In December 2013, Wendy’s and the Higa Partners agreed to terminate Wendy’s investment in the joint
venture and repay their respective portions of the Japan JV’s outstanding financing debt and liabilities related to
restaurant closure costs (the “Obligations”). In connection with that agreement, Wendy’s (1) made a contribution to
the Japan JV of $2,800 to pay the Obligations attributable to Wendy’s and (2) loaned $2,800 to the Japan JV to pay
the Obligations attributable to the Higa Partners interest. Wendy’s also loaned $197 to the Japan JV to help support
the future working capital needs of that entity. On December 27, 2013, Wendy’s transferred its interest in the Japan
JV to Higa Industries, Ltd. for nominal consideration, terminating the joint venture, and establishing the Japan JV as
a wholly-owned entity of the Higa Partners (“Wendy’s Japan”). Wendy’s Japan and the Higa Partners issued a
promissory note to Wendy’s evidencing the commitment to repay both amounts described above in full by
December 27, 2018 (see Note 5 for additional information regarding this receivable). We have included our capital
contributions totaling $4,800, net of cash acquired of $188, for the year ended December 29, 2013 in “Acquisitions”
in our consolidated statement of cash flows. Therefore, Wendy’s deconsolidated the Japan JV and recognized a loss of
$1,658, which was included in “Other operating expense, net” in our consolidated statements of operations for the
year ended December 29, 2013.
Certain of the Obligations were supported by guarantees by Wendy’s and the Higa Partners, and such
guarantees were subject to a cross-indemnification arrangement between Wendy’s and the Higa Partners. With the
repayment of the Japan JV’s financing debt, the applicable guarantees were also terminated, and both Wendy’s and
the Higa Partners terminated the cross-indemnification arrangement related thereto. As a result, as of December 29,
2013, Wendy’s had no remaining funding requirements for, or exposure under guarantees to lenders to, the Japan JV.

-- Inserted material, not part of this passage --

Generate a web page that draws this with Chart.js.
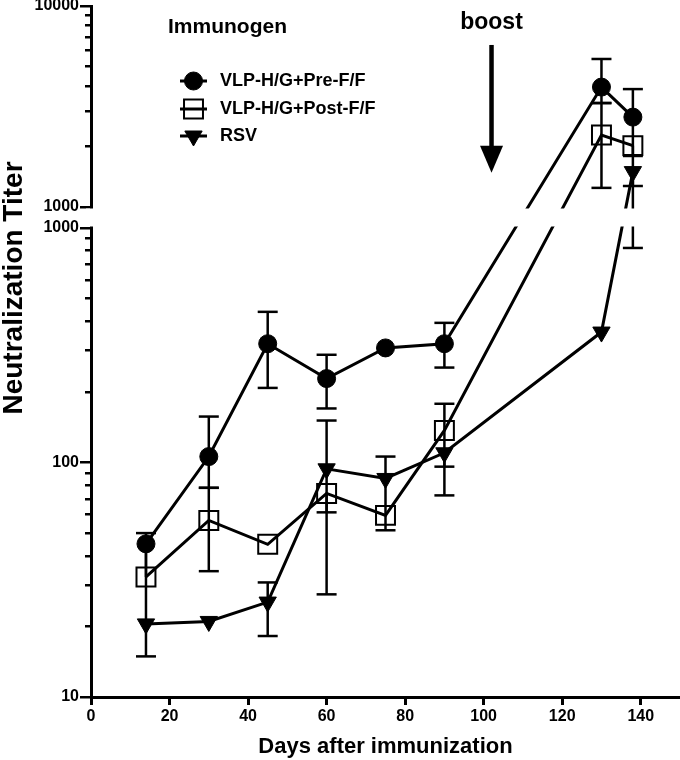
<!DOCTYPE html>
<html>
<head>
<meta charset="utf-8">
<script src="https://cdn.jsdelivr.net/npm/chart.js@4.4.1/dist/chart.umd.min.js"></script>
<style>
  html, body { margin: 0; padding: 0; background: #fff; }
</style>
</head>
<body>
<canvas id="mycanvas" width="680" height="760"></canvas>
<script>
// days after immunization
var days = [14, 30, 45, 60, 75, 90, 130, 138];

// VLP-H/G+Pre-F/F
var preF    = [45, 106, 321, 228, 308, 321, 3950, 2800];
var preF_hi = [50, 157, 439, 288, 325, 394, 5450, 3860];
var preF_lo = [32.5, 78, 208, 170, 282, 254, 3290, 1794];

// VLP-H/G+Post-F/F
var postF    = [32.5, 56.6, 44.8, 73.8, 59.5, 137, 2280, 2020];
var postF_hi = [45, 78, 44.8, 73.8, 59.5, 178, 3290, 2020];
var postF_lo = [20.5, 34.4, 44.8, 61.3, 51.4, 96, 1245, 1272];

// RSV
var rsv    = [20.5, 21, 25.4, 94, 85.5, 110, 360, 1500];
var rsv_hi = [20.5, 21, 30.8, 151, 106, 110, 360, 1500];
var rsv_lo = [14.9, 21, 18.2, 27.4, 60, 72.4, 360, 822];

var xTicks = [0, 20, 40, 60, 80, 100, 120, 140];
var yTicksLower = [10, 20, 30, 40, 50, 60, 70, 80, 90, 100, 200, 300, 400, 500, 600, 700, 800, 900, 1000];
var yTicksUpper = [1000, 2000, 3000, 4000, 5000, 6000, 7000, 8000, 9000, 10000];
var yLabelled = [10, 100, 1000, 10000];

var boostDay = 102;
var boostFrom = 6400;
var boostTo = 1480;

Chart.defaults.font.family = "'Liberation Sans', Arial, sans-serif";
Chart.defaults.color = '#000';

// log axis with a break at 1000 (second decade block on top)
class BrokenLogScale extends Chart.LogarithmicScale {
    breakPixels() {
        var o = this.options;
        var h = this.bottom - this.top - o.breakGap;
        var lowH = h * o.lowerWeight;
        return { upper: this.top + (h - lowH), lower: this.bottom - lowH, lowH: lowH, upH: h - lowH };
    }
    getPixelForValue(value) {
        if (value === null || value === undefined || isNaN(value) || value <= 0) return NaN;
        var o = this.options, b = this.breakPixels();
        var lb = Math.log10(o.breakAt), lmin = Math.log10(this.min), lmax = Math.log10(this.max);
        var lv = Math.log10(value);
        if (value <= o.breakAt) return this.bottom - (lv - lmin) / (lb - lmin) * b.lowH;
        return b.upper - (lv - lb) / (lmax - lb) * b.upH;
    }
    getValueForPixel(pixel) {
        var o = this.options, b = this.breakPixels();
        var lb = Math.log10(o.breakAt), lmin = Math.log10(this.min), lmax = Math.log10(this.max);
        if (pixel >= b.lower) return Math.pow(10, lmin + (this.bottom - pixel) / b.lowH * (lb - lmin));
        return Math.pow(10, lb + (b.upper - pixel) / b.upH * (lmax - lb));
    }
    getPixelForTick(index) {
        var t = this.ticks[index];
        if (!t) return null;
        if (t.upper) return this.breakPixels().upper;
        return this.getPixelForValue(t.value);
    }
    _computeGridLineItems(chartArea) {
        var items = super._computeGridLineItems(chartArea);
        var ticks = this.ticks;
        items.forEach(function (item, i) {
            if (ticks[i] && ticks[i].minor) item.tx1 = item.tx2 - 5;
        });
        return items;
    }
}
BrokenLogScale.id = 'brokenLog';
BrokenLogScale.defaults = Chart.LogarithmicScale.defaults;
Chart.register(BrokenLogScale);

function points(vals) {
    return days.map(function (d, i) { return { x: d, y: vals[i] }; });
}

var errorData = [[preF_hi, preF_lo], [postF_hi, postF_lo], [rsv_hi, rsv_lo]];

function markerHalf(ds) {
    return ds.pointStyle === 'rect' ? ds.pointRadius * Math.SQRT1_2 : ds.pointRadius;
}

var errorBars = {
    id: 'errorBars',
    beforeDatasetsDraw: function (chart) {
        var ctx = chart.ctx, xs = chart.scales.x, ys = chart.scales.y;
        var sets = chart.data.datasets;
        ctx.save();
        ctx.strokeStyle = '#000';
        ctx.lineWidth = 2.5;
        sets.forEach(function (ds, k) {
            var hi = errorData[k][0], lo = errorData[k][1];
            days.forEach(function (d, j) {
                var px = xs.getPixelForValue(d);
                var py = ys.getPixelForValue(ds.data[j].y);
                [hi[j], lo[j]].forEach(function (v) {
                    if (v == null || v === ds.data[j].y) return;
                    var ey = ys.getPixelForValue(v);
                    ctx.beginPath();
                    ctx.moveTo(px, py);
                    ctx.lineTo(px, ey);
                    ctx.stroke();
                    // caps that fall inside a marker are hidden by it
                    var hidden = sets.some(function (s) {
                        return Math.abs(ys.getPixelForValue(s.data[j].y) - ey) < markerHalf(s);
                    });
                    if (!hidden) {
                        ctx.beginPath();
                        ctx.moveTo(px - 10, ey);
                        ctx.lineTo(px + 10, ey);
                        ctx.stroke();
                    }
                });
            });
        });
        ctx.restore();
    },
    afterDatasetsDraw: function (chart) {
        var ctx = chart.ctx, xs = chart.scales.x, ys = chart.scales.y;
        var b = ys.breakPixels();
        ctx.save();
        // axis break: blank band between the two 1000 ticks
        ctx.fillStyle = '#fff';
        ctx.fillRect(ys.right - 5, b.upper + 1.5, chart.width, b.lower - b.upper - 3);

        // y title
        ctx.fillStyle = '#000';
        ctx.font = "bold 28px 'Liberation Sans', Arial, sans-serif";
        ctx.translate(22, 288);
        ctx.rotate(-Math.PI / 2);
        ctx.textAlign = 'center';
        ctx.textBaseline = 'alphabetic';
        ctx.fillText('Neutralization Titer', 0, 0);
        ctx.restore();

        // legend
        ctx.save();
        ctx.fillStyle = '#000';
        ctx.strokeStyle = '#000';
        ctx.textBaseline = 'middle';
        ctx.textAlign = 'left';
        ctx.font = "bold 21px 'Liberation Sans', Arial, sans-serif";
        ctx.fillText('Immunogen', 168, 27);
        var rows = [81, 109, 136];
        ctx.font = "bold 18px 'Liberation Sans', Arial, sans-serif";
        chart.data.datasets.forEach(function (ds, k) {
            var y = rows[k];
            ctx.lineWidth = 3;
            ctx.beginPath();
            ctx.moveTo(180, y);
            ctx.lineTo(207, y);
            ctx.stroke();
            ctx.fillStyle = ds.pointBackgroundColor;
            ctx.lineWidth = ds.pointBorderWidth;
            Chart.helpers.drawPoint(ctx, {
                pointStyle: ds.pointStyle,
                rotation: ds.pointRotation || 0,
                radius: ds.pointRadius,
                borderWidth: ds.pointBorderWidth
            }, 193.5, y);
            ctx.fillStyle = '#000';
            ctx.fillText(ds.label, 220, y);
        });

        // boost arrow
        var ax = xs.getPixelForValue(boostDay);
        var y0 = ys.getPixelForValue(boostFrom);
        var y1 = ys.getPixelForValue(boostTo);
        ctx.textAlign = 'center';
        ctx.font = "bold 23px 'Liberation Sans', Arial, sans-serif";
        ctx.fillText('boost', ax, 23);
        ctx.lineWidth = 4.5;
        ctx.beginPath();
        ctx.moveTo(ax, y0);
        ctx.lineTo(ax, y1 - 26);
        ctx.stroke();
        ctx.beginPath();
        ctx.moveTo(ax - 11.5, y1 - 27);
        ctx.lineTo(ax + 11.5, y1 - 27);
        ctx.lineTo(ax, y1);
        ctx.closePath();
        ctx.fill();
        ctx.restore();
    }
};

var ctx = document.getElementById('mycanvas');
var myChart = new Chart(ctx, {
    type: 'line',
    data: {
        datasets: [
            {
                label: 'VLP-H/G+Pre-F/F',
                data: points(preF),
                borderColor: '#000',
                borderWidth: 3,
                pointStyle: 'circle',
                pointRadius: 9,
                pointBackgroundColor: '#000',
                pointBorderColor: '#000',
                pointBorderWidth: 1
            },
            {
                label: 'VLP-H/G+Post-F/F',
                data: points(postF),
                borderColor: '#000',
                borderWidth: 3,
                pointStyle: 'rect',
                pointRadius: 13.4,
                pointBackgroundColor: 'rgba(0,0,0,0)',
                pointBorderColor: '#000',
                pointBorderWidth: 2
            },
            {
                label: 'RSV',
                data: points(rsv),
                borderColor: '#000',
                borderWidth: 3,
                pointStyle: 'triangle',
                pointRotation: 180,
                pointRadius: 10,
                pointBackgroundColor: '#000',
                pointBorderColor: '#000',
                pointBorderWidth: 1
            }
        ]
    },
    options: {
        responsive: false,
        animation: false,
        devicePixelRatio: 1,
        layout: { autoPadding: false, padding: { top: 6, right: 0, bottom: 0, left: 0 } },
        elements: { line: { tension: 0 } },
        plugins: { legend: { display: false }, tooltip: { enabled: false } },
        scales: {
            x: {
                type: 'linear',
                min: 0,
                max: 150,
                grid: { drawOnChartArea: false, tickLength: 8, lineWidth: 3, color: '#000' },
                border: { color: '#000', width: 3 },
                ticks: { font: { size: 16, weight: 'bold' }, padding: 2, autoSkip: false, maxRotation: 0 },
                afterBuildTicks: function (scale) {
                    scale.ticks = xTicks.map(function (v) { return { value: v }; });
                },
                afterFit: function (scale) {
                    scale.height = 63;
                    scale.paddingLeft = 0;
                    scale.paddingRight = 0;
                },
                title: {
                    display: true,
                    text: 'Days after immunization',
                    font: { size: 22, weight: 'bold' },
                    padding: { top: 0, bottom: 0 }
                }
            },
            y: {
                type: 'brokenLog',
                min: 10,
                max: 10000,
                breakAt: 1000,
                breakGap: 21,
                lowerWeight: 0.70,
                grid: { drawOnChartArea: false, tickLength: 11, lineWidth: 2.5, color: '#000' },
                border: { color: '#000', width: 3 },
                ticks: {
                    font: { size: 16, weight: 'bold' },
                    padding: 1,
                    autoSkip: false,
                    callback: function (value) {
                        return yLabelled.indexOf(value) >= 0 ? String(value) : '';
                    }
                },
                afterBuildTicks: function (scale) {
                    var lower = yTicksLower.map(function (v) {
                        return { value: v, minor: yLabelled.indexOf(v) < 0 };
                    });
                    var upper = yTicksUpper.map(function (v) {
                        return { value: v, minor: yLabelled.indexOf(v) < 0, upper: v === 1000 };
                    });
                    scale.ticks = lower.concat(upper);
                },
                afterFit: function (scale) {
                    scale.width = 91;
                    scale.paddingTop = 0;
                    scale.paddingBottom = 0;
                }
            }
        }
    },
    plugins: [errorBars]
});
</script>
</body>
</html>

Indirect Investment in Arby’s
In connection with the sale of Arby’s, Wendy’s Restaurants obtained an 18.5% equity interest in ARG Holding
Corporation (through which Wendy’s Restaurants indirectly retained an 18.5% interest in Arby’s) with a fair value of
$19,000. See Note 17 for more information on the sale of Arby’s. We account for our interest in Arby’s as a cost
method investment. During 2013, we received a dividend of $40,145 from our investment in Arby’s, of which
$21,145 was recognized in “Investment income, net,” with the remainder recorded as a reduction to the carrying
value of our investment in Arby’s. During 2012, we received a dividend of $4,625 from our investment in Arby’s,
which was included in “Investment income, net.”